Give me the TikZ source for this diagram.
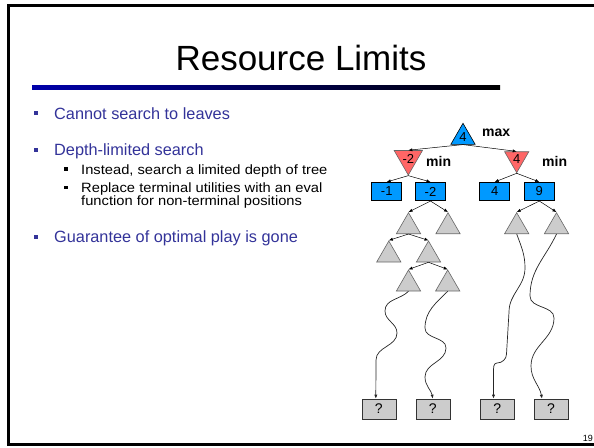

________________

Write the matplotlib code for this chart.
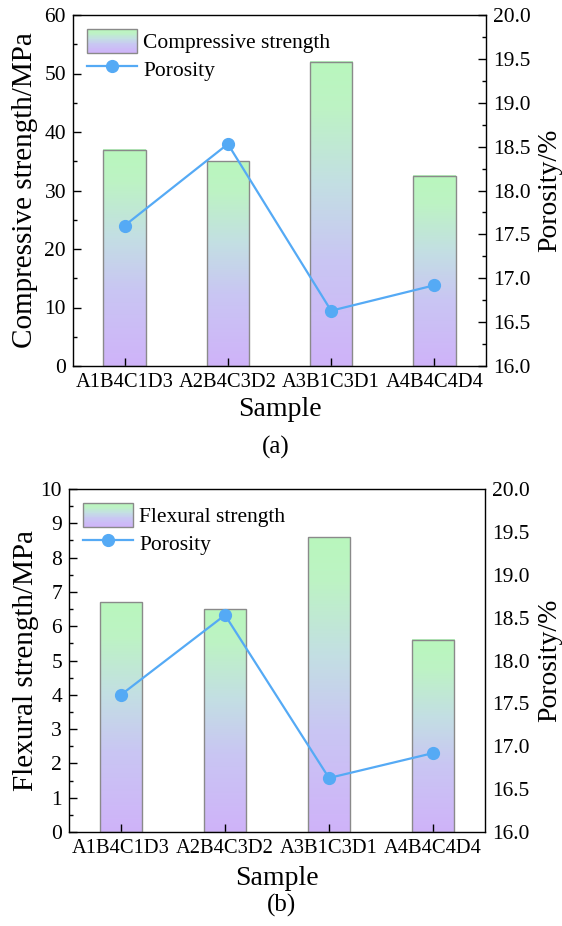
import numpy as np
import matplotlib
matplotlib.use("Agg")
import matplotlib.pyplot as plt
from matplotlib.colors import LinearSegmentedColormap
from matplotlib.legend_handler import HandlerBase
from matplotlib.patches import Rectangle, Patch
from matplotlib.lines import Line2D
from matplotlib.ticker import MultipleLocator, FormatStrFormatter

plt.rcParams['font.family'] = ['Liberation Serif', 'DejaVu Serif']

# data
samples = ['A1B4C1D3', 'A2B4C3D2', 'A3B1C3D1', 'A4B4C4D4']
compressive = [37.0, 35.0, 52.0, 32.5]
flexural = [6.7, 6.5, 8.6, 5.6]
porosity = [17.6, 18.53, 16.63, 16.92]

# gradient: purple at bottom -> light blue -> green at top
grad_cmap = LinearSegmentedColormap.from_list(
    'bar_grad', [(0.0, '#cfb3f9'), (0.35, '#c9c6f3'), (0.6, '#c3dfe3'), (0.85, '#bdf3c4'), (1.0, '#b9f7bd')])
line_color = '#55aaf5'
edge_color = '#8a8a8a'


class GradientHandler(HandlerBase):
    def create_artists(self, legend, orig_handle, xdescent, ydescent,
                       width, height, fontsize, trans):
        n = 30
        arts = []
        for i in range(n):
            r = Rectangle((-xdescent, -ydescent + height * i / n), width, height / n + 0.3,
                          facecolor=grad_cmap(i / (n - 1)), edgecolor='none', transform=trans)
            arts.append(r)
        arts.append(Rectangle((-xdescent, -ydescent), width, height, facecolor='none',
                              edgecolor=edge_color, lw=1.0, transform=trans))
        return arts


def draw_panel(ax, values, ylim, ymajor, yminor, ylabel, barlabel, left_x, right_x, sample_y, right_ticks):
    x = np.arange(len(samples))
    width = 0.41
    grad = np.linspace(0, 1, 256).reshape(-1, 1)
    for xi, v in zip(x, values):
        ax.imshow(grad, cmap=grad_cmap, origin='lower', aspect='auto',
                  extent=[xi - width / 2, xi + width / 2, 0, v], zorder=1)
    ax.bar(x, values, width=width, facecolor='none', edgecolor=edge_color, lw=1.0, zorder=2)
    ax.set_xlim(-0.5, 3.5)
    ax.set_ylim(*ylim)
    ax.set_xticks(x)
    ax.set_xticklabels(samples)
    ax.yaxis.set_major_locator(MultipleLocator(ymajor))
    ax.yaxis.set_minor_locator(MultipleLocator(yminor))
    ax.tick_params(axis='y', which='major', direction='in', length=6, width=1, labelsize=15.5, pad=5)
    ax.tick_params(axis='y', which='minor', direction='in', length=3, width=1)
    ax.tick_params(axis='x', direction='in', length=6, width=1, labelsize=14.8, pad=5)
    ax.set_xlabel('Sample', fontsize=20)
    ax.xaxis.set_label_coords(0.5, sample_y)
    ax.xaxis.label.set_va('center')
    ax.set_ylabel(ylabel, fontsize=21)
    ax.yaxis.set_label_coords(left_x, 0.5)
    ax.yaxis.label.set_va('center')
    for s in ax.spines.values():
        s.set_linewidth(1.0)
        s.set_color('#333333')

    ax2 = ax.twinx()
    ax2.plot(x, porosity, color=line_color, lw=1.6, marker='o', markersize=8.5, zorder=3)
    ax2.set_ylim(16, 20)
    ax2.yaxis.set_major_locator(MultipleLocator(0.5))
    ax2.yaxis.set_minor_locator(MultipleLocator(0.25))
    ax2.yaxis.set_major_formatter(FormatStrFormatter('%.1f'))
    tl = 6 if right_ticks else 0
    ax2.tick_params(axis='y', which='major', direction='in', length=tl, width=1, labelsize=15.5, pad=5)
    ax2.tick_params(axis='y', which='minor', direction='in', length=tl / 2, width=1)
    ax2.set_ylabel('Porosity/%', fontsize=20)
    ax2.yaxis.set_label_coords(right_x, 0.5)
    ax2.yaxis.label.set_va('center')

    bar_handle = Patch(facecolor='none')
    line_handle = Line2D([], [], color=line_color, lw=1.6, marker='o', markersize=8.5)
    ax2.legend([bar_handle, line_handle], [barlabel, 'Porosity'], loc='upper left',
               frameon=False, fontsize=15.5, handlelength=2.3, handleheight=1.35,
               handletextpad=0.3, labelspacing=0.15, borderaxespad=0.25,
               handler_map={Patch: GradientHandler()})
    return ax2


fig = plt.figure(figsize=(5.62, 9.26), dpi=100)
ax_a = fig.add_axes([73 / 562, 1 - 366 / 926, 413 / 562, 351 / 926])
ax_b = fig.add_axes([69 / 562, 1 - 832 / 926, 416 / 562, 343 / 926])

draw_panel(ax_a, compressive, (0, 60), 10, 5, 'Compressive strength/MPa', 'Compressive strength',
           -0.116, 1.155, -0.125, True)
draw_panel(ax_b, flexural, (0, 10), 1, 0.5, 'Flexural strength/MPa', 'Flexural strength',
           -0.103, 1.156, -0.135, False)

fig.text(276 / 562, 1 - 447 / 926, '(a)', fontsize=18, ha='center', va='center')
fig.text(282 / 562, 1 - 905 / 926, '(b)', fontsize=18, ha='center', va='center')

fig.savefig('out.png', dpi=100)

________________

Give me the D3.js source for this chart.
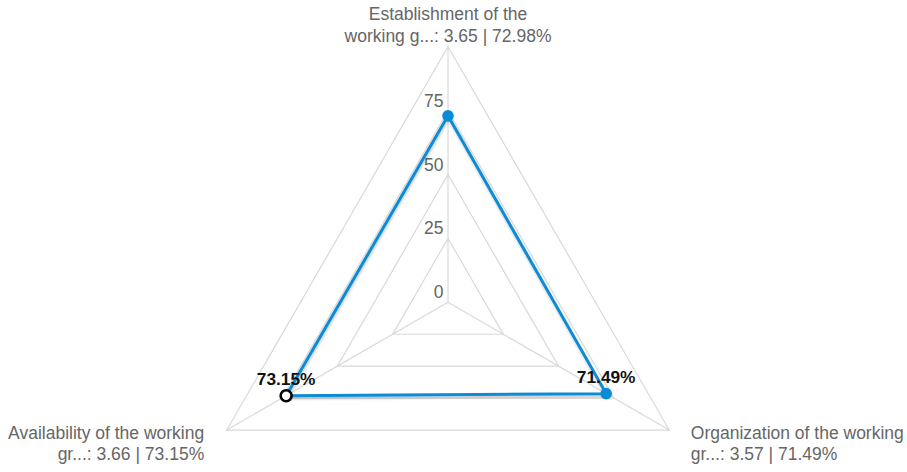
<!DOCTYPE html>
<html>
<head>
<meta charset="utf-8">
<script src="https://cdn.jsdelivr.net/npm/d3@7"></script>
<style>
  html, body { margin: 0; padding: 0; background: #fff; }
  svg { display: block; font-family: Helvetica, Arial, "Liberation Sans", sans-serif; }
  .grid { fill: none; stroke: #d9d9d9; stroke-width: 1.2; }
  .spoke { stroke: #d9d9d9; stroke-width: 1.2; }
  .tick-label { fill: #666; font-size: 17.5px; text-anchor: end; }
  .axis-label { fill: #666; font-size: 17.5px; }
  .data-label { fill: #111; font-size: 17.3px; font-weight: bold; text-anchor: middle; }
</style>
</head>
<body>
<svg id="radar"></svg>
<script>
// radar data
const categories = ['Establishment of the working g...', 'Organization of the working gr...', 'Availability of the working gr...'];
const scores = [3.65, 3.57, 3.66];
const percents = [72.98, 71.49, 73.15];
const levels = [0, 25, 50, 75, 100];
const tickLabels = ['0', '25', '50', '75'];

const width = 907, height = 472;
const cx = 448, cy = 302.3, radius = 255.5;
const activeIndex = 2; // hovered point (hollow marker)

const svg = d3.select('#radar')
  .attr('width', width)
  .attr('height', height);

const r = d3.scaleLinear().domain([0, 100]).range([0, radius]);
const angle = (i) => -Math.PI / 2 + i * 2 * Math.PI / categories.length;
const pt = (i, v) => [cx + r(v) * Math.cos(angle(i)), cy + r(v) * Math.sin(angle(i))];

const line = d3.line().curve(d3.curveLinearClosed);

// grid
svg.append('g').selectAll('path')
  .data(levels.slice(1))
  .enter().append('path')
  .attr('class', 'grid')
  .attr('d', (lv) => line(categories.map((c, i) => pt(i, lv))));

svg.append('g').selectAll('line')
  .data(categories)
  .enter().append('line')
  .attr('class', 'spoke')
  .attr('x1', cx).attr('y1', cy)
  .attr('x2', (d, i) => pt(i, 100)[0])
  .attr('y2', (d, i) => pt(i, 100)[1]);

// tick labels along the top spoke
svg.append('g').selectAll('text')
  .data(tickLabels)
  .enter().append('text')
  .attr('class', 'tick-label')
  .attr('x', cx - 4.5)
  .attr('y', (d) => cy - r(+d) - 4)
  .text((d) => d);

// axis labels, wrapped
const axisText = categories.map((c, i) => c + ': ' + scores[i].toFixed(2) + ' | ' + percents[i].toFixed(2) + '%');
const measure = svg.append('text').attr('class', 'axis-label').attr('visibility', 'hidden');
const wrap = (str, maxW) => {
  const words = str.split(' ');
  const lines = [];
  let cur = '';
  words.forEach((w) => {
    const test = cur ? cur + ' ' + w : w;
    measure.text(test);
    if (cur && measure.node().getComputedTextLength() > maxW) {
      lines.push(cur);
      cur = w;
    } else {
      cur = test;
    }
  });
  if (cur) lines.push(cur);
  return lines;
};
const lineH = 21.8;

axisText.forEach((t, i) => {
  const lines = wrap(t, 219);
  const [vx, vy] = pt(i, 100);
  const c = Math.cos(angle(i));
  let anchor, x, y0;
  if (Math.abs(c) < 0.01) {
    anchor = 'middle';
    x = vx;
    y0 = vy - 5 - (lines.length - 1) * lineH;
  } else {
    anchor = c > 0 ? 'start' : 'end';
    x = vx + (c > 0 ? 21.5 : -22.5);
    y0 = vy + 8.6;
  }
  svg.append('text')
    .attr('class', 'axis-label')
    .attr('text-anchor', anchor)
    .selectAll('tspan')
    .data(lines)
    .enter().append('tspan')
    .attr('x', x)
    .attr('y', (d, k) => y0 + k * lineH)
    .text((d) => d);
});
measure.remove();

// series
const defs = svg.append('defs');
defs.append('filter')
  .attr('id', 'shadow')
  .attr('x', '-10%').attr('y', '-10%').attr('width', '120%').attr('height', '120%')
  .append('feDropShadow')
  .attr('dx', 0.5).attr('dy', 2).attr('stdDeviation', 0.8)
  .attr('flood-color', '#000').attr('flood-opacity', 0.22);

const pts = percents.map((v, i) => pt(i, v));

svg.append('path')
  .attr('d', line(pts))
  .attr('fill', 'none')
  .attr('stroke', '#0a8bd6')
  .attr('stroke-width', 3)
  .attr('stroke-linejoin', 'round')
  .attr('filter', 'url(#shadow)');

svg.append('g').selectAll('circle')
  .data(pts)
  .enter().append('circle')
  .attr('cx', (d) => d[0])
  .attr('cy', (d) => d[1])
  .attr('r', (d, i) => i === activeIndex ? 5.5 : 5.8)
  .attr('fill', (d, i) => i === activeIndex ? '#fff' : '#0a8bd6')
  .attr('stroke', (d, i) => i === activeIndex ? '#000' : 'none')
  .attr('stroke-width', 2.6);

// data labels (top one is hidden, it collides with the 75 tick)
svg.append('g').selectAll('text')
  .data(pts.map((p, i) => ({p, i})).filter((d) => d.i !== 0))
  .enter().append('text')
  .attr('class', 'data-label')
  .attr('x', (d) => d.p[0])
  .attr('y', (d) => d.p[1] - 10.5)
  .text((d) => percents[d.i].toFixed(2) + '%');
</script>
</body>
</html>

________________

Every line from the one containing "Write the matplotlib code for this chart." to the one containing "porosity = [17.6, 18.53, 16.63, 16.92]" should be output exactly, both ends included. Nothing else goes in, and no pictures either.

Write the matplotlib code for this chart.
import numpy as np
import matplotlib
matplotlib.use("Agg")
import matplotlib.pyplot as plt
from matplotlib.colors import LinearSegmentedColormap
from matplotlib.legend_handler import HandlerBase
from matplotlib.patches import Rectangle, Patch
from matplotlib.lines import Line2D
from matplotlib.ticker import MultipleLocator, FormatStrFormatter

plt.rcParams['font.family'] = ['Liberation Serif', 'DejaVu Serif']

# data
samples = ['A1B4C1D3', 'A2B4C3D2', 'A3B1C3D1', 'A4B4C4D4']
compressive = [37.0, 35.0, 52.0, 32.5]
flexural = [6.7, 6.5, 8.6, 5.6]
porosity = [17.6, 18.53, 16.63, 16.92]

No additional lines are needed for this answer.